→ Written request:
Find the lines below that contain the string "this". Copy each one.

(Entries with chart source code)
━━━━━━━━━━

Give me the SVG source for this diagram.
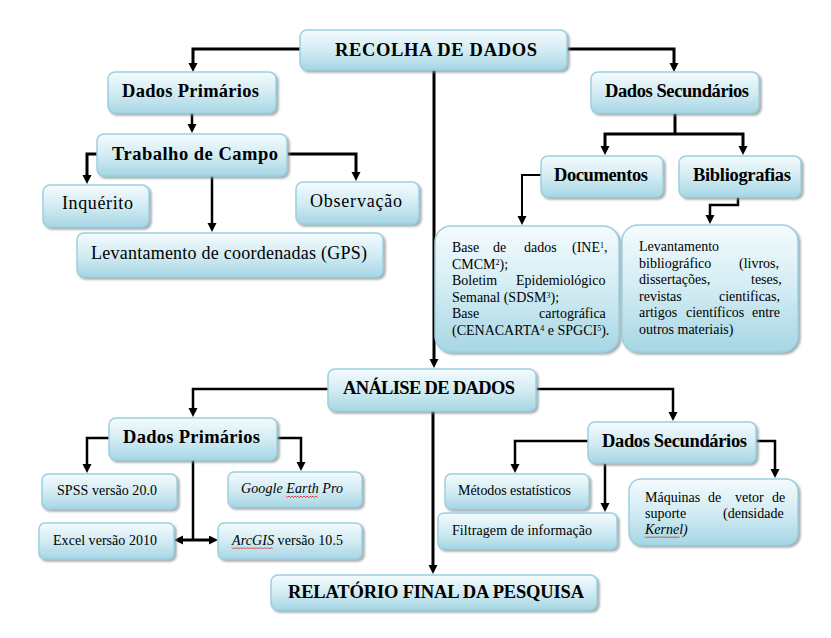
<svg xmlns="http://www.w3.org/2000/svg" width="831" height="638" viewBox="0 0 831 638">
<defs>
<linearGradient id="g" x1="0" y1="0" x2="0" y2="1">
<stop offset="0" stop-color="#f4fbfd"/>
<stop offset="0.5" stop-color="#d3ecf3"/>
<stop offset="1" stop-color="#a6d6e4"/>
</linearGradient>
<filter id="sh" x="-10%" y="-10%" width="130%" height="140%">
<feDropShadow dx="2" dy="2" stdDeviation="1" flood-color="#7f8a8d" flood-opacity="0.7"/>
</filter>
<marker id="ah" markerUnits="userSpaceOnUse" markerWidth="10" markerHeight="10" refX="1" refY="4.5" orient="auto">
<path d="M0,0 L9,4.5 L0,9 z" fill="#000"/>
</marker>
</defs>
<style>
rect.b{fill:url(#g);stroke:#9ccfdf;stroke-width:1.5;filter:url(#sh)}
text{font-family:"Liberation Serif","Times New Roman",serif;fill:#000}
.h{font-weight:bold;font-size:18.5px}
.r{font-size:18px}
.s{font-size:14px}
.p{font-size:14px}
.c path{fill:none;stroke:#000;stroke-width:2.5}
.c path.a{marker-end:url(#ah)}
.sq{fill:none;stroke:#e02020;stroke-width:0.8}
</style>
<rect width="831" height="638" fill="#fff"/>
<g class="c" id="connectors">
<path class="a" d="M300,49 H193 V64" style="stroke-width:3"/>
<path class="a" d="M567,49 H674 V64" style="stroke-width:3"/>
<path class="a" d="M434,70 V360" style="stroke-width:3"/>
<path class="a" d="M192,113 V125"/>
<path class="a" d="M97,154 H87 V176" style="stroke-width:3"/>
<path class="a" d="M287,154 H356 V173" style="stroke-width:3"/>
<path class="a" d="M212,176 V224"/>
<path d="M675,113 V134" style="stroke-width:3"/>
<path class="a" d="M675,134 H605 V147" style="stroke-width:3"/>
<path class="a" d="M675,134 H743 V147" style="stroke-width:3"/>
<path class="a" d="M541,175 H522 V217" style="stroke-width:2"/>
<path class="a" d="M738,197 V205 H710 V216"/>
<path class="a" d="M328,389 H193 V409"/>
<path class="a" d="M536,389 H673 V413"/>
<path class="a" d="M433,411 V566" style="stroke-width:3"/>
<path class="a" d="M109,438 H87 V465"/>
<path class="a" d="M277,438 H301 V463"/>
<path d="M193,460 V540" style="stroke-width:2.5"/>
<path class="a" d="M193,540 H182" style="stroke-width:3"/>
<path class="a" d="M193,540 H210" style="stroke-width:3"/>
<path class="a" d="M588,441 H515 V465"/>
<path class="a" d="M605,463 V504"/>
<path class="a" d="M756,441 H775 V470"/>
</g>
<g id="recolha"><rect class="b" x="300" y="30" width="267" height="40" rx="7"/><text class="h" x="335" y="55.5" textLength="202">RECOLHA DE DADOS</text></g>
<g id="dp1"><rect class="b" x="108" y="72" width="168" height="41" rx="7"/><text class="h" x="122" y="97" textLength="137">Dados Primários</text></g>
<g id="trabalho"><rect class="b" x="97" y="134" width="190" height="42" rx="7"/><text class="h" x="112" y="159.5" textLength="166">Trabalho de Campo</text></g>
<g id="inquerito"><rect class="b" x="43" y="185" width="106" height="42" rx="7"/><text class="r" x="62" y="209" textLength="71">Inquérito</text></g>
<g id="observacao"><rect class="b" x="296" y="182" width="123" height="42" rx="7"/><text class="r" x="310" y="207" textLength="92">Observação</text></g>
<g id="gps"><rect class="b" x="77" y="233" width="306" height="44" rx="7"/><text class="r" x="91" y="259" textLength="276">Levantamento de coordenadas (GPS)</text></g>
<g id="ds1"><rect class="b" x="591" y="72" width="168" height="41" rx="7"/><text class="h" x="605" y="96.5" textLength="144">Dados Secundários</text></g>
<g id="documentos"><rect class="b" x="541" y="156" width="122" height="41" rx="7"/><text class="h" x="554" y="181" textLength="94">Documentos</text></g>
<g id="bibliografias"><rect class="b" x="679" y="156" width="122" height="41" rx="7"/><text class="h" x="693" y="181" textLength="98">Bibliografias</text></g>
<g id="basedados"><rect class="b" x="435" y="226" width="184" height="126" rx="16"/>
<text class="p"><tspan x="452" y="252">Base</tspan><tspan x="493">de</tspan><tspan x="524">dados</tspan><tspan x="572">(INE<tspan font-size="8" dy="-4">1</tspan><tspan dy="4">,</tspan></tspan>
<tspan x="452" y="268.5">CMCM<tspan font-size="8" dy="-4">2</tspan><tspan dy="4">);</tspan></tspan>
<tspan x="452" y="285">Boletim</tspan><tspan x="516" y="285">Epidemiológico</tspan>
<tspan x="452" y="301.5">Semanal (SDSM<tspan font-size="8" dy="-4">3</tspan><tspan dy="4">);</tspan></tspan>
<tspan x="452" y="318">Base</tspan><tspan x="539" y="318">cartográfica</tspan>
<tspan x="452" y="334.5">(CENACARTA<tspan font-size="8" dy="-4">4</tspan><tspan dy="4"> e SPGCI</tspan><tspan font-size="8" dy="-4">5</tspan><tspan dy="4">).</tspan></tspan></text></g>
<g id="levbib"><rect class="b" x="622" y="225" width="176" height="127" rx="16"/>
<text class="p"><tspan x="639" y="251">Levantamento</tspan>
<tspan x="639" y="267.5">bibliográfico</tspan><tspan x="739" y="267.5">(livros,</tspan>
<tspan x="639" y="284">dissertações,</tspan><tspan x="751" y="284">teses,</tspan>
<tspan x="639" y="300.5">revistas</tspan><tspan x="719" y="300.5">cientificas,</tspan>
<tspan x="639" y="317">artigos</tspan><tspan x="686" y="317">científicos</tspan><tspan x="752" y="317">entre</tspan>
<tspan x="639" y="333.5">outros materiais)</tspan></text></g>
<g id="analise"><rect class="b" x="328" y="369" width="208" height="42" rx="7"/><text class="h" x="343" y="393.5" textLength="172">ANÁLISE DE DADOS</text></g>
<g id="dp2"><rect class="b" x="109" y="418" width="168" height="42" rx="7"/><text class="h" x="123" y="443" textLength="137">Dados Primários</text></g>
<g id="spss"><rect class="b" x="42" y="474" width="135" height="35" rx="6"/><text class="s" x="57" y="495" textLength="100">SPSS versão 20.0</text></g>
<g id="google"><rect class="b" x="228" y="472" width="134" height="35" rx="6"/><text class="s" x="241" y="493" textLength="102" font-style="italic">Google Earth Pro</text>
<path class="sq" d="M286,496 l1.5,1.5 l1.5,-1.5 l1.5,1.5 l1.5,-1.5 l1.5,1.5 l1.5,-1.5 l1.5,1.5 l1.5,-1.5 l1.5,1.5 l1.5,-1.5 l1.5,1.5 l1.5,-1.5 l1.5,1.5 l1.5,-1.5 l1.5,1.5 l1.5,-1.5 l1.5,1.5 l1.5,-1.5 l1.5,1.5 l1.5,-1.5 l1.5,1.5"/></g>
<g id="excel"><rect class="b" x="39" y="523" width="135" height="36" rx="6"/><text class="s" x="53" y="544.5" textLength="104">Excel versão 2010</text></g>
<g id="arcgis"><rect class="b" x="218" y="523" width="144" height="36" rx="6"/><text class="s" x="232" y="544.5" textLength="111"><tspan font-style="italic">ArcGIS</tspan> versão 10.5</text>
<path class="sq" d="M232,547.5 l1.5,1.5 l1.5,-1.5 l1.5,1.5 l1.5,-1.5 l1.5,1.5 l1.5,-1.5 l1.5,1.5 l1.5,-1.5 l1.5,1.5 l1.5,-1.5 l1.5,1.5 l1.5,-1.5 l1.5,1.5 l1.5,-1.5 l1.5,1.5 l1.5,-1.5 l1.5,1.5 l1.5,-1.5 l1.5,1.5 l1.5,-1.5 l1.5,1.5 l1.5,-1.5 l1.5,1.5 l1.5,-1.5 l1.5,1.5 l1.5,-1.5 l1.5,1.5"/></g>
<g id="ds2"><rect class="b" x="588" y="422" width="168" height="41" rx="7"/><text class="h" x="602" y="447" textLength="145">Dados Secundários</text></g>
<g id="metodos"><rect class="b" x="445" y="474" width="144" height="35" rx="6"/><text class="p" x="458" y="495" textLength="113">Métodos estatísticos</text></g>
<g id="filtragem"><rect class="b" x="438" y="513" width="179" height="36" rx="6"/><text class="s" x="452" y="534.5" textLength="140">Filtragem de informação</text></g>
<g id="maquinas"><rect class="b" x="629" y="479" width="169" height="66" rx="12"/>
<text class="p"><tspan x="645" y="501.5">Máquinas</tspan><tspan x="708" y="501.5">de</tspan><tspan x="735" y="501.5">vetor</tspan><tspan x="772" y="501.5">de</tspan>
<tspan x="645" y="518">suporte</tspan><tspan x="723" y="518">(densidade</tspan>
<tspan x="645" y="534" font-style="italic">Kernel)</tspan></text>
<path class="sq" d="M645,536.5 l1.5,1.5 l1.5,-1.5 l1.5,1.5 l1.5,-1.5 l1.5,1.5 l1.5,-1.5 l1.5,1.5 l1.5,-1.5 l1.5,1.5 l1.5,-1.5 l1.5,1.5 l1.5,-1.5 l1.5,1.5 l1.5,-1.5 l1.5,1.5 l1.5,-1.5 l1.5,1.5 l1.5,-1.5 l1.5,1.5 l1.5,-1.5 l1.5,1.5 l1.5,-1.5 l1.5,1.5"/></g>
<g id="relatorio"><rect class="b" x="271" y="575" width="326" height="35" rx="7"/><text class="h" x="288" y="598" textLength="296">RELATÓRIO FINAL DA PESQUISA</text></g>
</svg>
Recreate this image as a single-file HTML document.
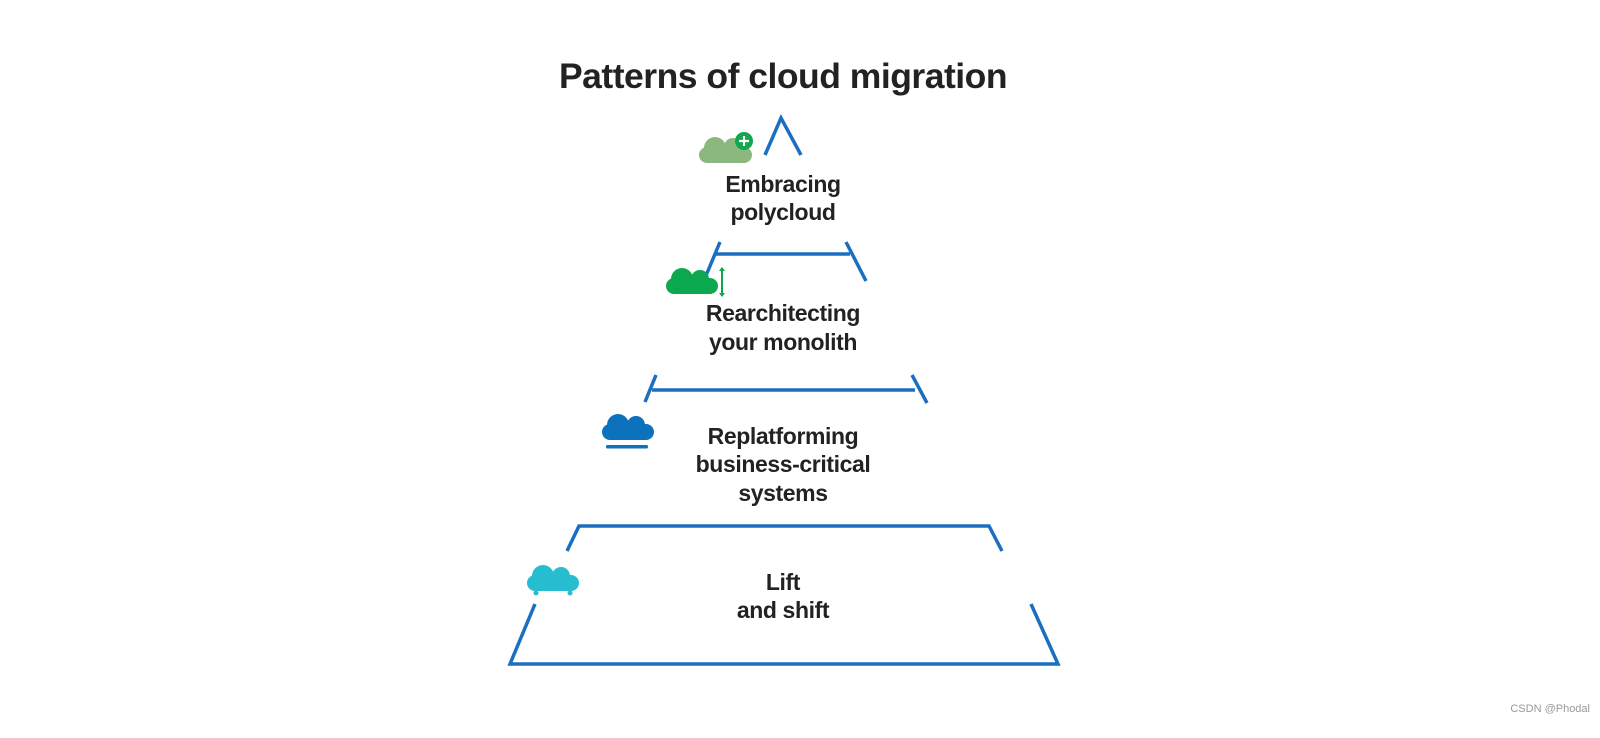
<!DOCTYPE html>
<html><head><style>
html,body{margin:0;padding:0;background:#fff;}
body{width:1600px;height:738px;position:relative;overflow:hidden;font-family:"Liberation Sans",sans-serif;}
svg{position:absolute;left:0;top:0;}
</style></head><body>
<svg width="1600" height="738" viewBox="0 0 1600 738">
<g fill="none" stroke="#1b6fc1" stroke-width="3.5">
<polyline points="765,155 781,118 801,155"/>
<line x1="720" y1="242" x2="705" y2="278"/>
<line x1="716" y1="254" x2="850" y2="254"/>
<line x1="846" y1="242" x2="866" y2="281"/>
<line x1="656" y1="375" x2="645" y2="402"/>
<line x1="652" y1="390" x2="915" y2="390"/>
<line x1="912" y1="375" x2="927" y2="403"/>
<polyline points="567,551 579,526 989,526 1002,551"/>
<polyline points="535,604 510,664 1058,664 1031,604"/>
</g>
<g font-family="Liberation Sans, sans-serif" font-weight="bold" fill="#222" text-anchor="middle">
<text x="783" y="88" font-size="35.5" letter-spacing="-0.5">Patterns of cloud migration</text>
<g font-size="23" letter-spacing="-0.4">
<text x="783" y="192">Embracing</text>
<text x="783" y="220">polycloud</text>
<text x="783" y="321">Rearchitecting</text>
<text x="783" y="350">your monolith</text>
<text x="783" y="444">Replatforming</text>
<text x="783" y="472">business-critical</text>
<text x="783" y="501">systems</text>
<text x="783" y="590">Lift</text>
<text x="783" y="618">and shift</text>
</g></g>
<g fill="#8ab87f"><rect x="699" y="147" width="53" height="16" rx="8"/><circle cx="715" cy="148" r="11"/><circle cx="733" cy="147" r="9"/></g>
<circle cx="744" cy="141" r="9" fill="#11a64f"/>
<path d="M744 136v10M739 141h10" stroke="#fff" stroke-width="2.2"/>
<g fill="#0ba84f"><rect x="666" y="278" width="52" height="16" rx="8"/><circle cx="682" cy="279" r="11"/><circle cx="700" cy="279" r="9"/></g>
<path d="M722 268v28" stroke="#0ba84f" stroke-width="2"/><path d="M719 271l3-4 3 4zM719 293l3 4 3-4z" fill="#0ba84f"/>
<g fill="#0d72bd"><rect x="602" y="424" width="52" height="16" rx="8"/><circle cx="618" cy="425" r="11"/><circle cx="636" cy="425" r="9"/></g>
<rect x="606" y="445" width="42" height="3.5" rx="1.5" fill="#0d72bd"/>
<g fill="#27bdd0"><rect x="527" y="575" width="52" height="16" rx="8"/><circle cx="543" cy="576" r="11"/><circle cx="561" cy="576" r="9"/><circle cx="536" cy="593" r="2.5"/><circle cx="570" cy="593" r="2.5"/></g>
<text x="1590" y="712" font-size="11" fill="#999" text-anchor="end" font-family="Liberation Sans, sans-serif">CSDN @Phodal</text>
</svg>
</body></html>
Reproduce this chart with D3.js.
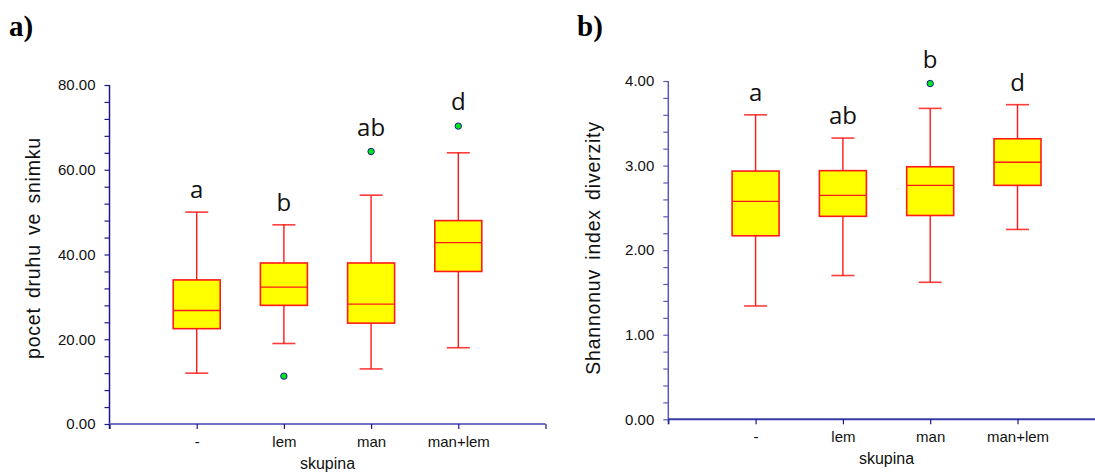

━━━━━━━━━━

→ Answer below:
Give me the SVG source for this diagram.
Recreate this image as a single-file HTML document.
Reproduce this chart with D3.js.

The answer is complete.